A challenge has been thrown down to the dominant theory of the Moon's formation. For years, we have believed the Moon was the result of a single, enormous collision that threw vast quantities of material into orbit, which eventually aggregated into the Earth's companion. However, a paper in Nature Geoscience argues instead for a string of smaller impacts, the result of which gradually accumulated into the body we see today.
The Moon is so large, relative to the Earth, that it needs a lot of explaining. Although Charon is even closer to Pluto's size, the other true planets have either no moons at all or satellites that are proportionally far smaller. Heated debate on how we came to have such a large companion eventually gave way to a near consensus: Early in its formation, the Earth was struck by a Mars-sized object, and the impact threw enough matter into space to coalesce into the Moon, even after much of it had rained back down.
Raluca Rufu of the Weizmann Institute of Science, Israel, is challenging that belief. The problem, she argues, is that the Moon is formed of material too much like the Earth. If the collision came from a single planet-sized object, some of it should have been blasted into space and incorporated into the Moon, giving it a distinctly different composition.
Along with her co-authors, Rufu simulated what would happen if the Earth had instead been struck by a series of objects, all 1-10 percent of the mass of the Earth. Depending on their speed, these are large enough to have ejected considerable material into orbit. After each collision, a debris disk would have formed in orbit, which would gradually coalesce to become a modest-sized moon.
The theory of how the Moon formed from multiple impacts. Rufu et al/Nature Geoscience
Whether an impact produced a moonlet depended not only on the size of the incoming object, but also whether it made a head-on or glancing collision, as well as its rate of spin. Nevertheless, Rufu believes approximately 20 of these small moons formed, eventually amalgamating to become the giant we see today.
The idea has one big advantage over the single-impact theory. Rufu's modeling shows that many of these smaller collisions would create debris rings predominately made of terrestrial material, with little content from the incoming object. On the other hand, most models of a single impact suggest that at least 70 percent of the Moon's material should have come from the impacting object. The other planets have distinctive isotopic signatures, for example having different ratios of titanium-50 to titanium-47 compared to the Earth. This makes it puzzling that an object such as the Moon could have such a similar signature to Earth if it was formed largely out of different material.
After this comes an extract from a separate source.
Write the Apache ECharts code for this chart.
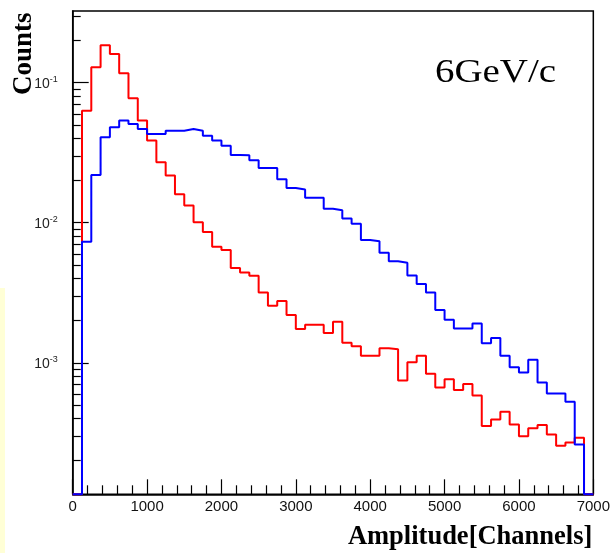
<!DOCTYPE html>
<html><head><meta charset="utf-8">
<script src="https://cdn.jsdelivr.net/npm/echarts@6/dist/echarts.min.js"></script>
<style>html,body{margin:0;padding:0;background:#fff}#c{width:613px;height:553px}</style>
</head><body><div id="c"></div>
<script>
// x axis: histogram binning and tick labels
const xMin = 0, xMax = 7000, binWidth = 125;
const xTickLabels = [0, 1000, 2000, 3000, 4000, 5000, 6000, 7000];
// y axis (log): range and ticks
const yMin = 1.15e-4, yMax = 0.325;
const yMajorTicks = [1e-3, 1e-2, 1e-1];
const yMinorTicks = [2e-4,3e-4,4e-4,5e-4,6e-4,7e-4,8e-4,9e-4,
                     2e-3,3e-3,4e-3,5e-3,6e-3,7e-3,8e-3,9e-3,
                     2e-2,3e-2,4e-2,5e-2,6e-2,7e-2,8e-2,9e-2,
                     0.2,0.3];
// bin contents (56 bins of 125 channels, 0 = empty bin)
const redCounts = [0, 0.0631, 0.1288, 0.185, 0.1604, 0.1167, 0.0774, 0.0536, 0.0386, 0.0270,
  0.0217, 0.0160, 0.0133, 0.01007, 0.00859, 0.00674, 0.00639, 0.00475, 0.00442, 0.00418,
  0.00317, 0.00255, 0.00276, 0.00219, 0.00174, 0.00187, 0.00187, 0.00163, 0.00196, 0.00139,
  0.00131, 0.00112, 0.00112, 0.00127, 0.00125, 0.000748, 0.001007, 0.00112, 0.000834, 0.000667,
  0.000762, 0.000638, 0.000705, 0.000583, 0.000353, 0.000394, 0.000447, 0.000363, 0.000299, 0.00034,
  0.000359, 0.000308, 0.000255, 0.00027, 0.000291, 0];
const blueCounts = [0, 0.00731, 0.0219, 0.0407, 0.048, 0.0536, 0.0507, 0.0467, 0.0430, 0.0430,
  0.0454, 0.0454, 0.0467, 0.0454, 0.0418, 0.0386, 0.0355, 0.0305, 0.0303, 0.0279,
  0.0246, 0.0246, 0.0204, 0.0177, 0.0173, 0.0151, 0.0151, 0.01259, 0.01227, 0.0107,
  0.00984, 0.00752, 0.00736, 0.00610, 0.00530, 0.00517, 0.0042, 0.00365, 0.00318, 0.00238,
  0.00203, 0.00176, 0.00176, 0.00191, 0.00138, 0.0015, 0.00112, 0.000927, 0.000853, 0.00105,
  0.000724, 0.000604, 0.000604, 0.000526, 0.000261, 0];
const xTitle = 'Amplitude[Channels]';
const yTitle = 'Counts';
const annotation = '6GeV/c';

function stepData(counts) {
  const pts = counts.map((v, i) => [xMin + i * binWidth, v > 0 ? v : yMin]);
  const last = counts[counts.length - 1];
  pts.push([xMin + counts.length * binWidth, last > 0 ? last : yMin]);
  return pts;
}

const chart = echarts.init(document.getElementById('c'), null, {renderer: 'canvas'});
const sansFont = '"Liberation Sans", Arial, sans-serif';
const serifFont = '"Liberation Serif", "Times New Roman", serif';
chart.setOption({
  animation: false,
  backgroundColor: '#fff',
  grid: {left: 72.7, right: 19, top: 11, bottom: 58.7, show: true, borderColor: '#000', borderWidth: 1.5, backgroundColor: 'transparent'},
  xAxis: {
    type: 'value', min: xMin, max: xMax, interval: 1000,
    name: xTitle, nameLocation: 'end', nameGap: 0,
    nameTextStyle: {fontFamily: serifFont, fontWeight: 'bold', fontSize: 26.5, color: '#000', align: 'right', verticalAlign: 'top', padding: [29, 1, 0, 0]},
    axisLine: {show: true, lineStyle: {color: '#000', width: 1.5}},
    axisTick: {show: true, inside: true, length: 15, lineStyle: {color: '#000', width: 1.2}},
    minorTick: {show: true, splitNumber: 5, length: 9, lineStyle: {color: '#000', width: 1.2}},
    axisLabel: {fontFamily: sansFont, fontSize: 15, color: '#111', margin: 5,
      formatter: v => (xTickLabels.indexOf(v) >= 0 ? String(v) : '')},
    splitLine: {show: false}
  },
  yAxis: [{
    type: 'log', logBase: 10, min: yMin, max: yMax,
    axisLine: {show: true, lineStyle: {color: '#000', width: 1.5}},
    axisTick: {show: true, inside: true, length: 16, customValues: yMajorTicks, lineStyle: {color: '#000', width: 1.2}},
    axisLabel: {
      customValues: yMajorTicks, margin: 15,
      formatter: v => '{b|10}{s|' + Math.round(Math.log10(v)) + '}',
      rich: {
        b: {fontFamily: sansFont, fontSize: 14, color: '#222', lineHeight: 16, verticalAlign: 'bottom'},
        s: {fontFamily: sansFont, fontSize: 9, color: '#222', lineHeight: 16, verticalAlign: 'top'}
      }
    },
    splitLine: {show: false}
  }, {
    type: 'log', logBase: 10, min: yMin, max: yMax, position: 'left',
    axisLine: {show: false},
    axisTick: {show: true, inside: true, length: 8, customValues: yMinorTicks, lineStyle: {color: '#000', width: 1.2}},
    axisLabel: {show: false},
    splitLine: {show: false}
  }],
  series: [{
    type: 'line', name: 'red', step: 'end', data: stepData(redCounts), yAxisIndex: 0,
    symbol: 'none', clip: false, lineStyle: {color: '#ff0000', width: 2}, z: 3
  }, {
    type: 'line', name: 'blue', step: 'end', data: stepData(blueCounts), yAxisIndex: 0,
    symbol: 'none', clip: false, lineStyle: {color: '#0000ff', width: 2}, z: 4
  }],
  graphic: [{
    type: 'rect', left: 0, top: 288, shape: {width: 5, height: 265}, style: {fill: '#ffffd6'}, silent: true
  }, {
    type: 'text', x: 24, y: 95, rotation: Math.PI / 2,
    style: {text: yTitle, font: 'bold 27px ' + serifFont, fill: '#000', align: 'left', verticalAlign: 'middle'}
  }, {
    type: 'text', x: 435, y: 73, scaleX: 1.18,
    style: {text: annotation, font: '33px ' + serifFont, fill: '#000', align: 'left', verticalAlign: 'middle'}
  }]
});
</script></body></html>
The implications would also be rather positive for the quest for intelligent life. The presence of a large Moon makes the Earth far more habitable by stabilizing our planet's axial tilt and thereby keeping the seasons relatively constant. Many astronomers hypothesize that the reason we have not encountered aliens is that the arrival of a single object of just the right size and at just the right angle to make a decent-sized moon is so rare that few habitable planets have it, and therefore never develop really advanced life.
Rufu's proposal would seem far more likely to be replicated on another world. Nevertheless, it leaves open the question of why Venus and Mercury, which should have experienced a similar bombardment, have no moons. Rufu told IFLScience both probably once had one or more moons, but lost them. "Mercury is too small and too close to the Sun, so it is not surprising that Mercury does not have moons," she said. Venus' slow rotation is indicative of a past moon that moved away until it was no longer trapped by its planet's gravity.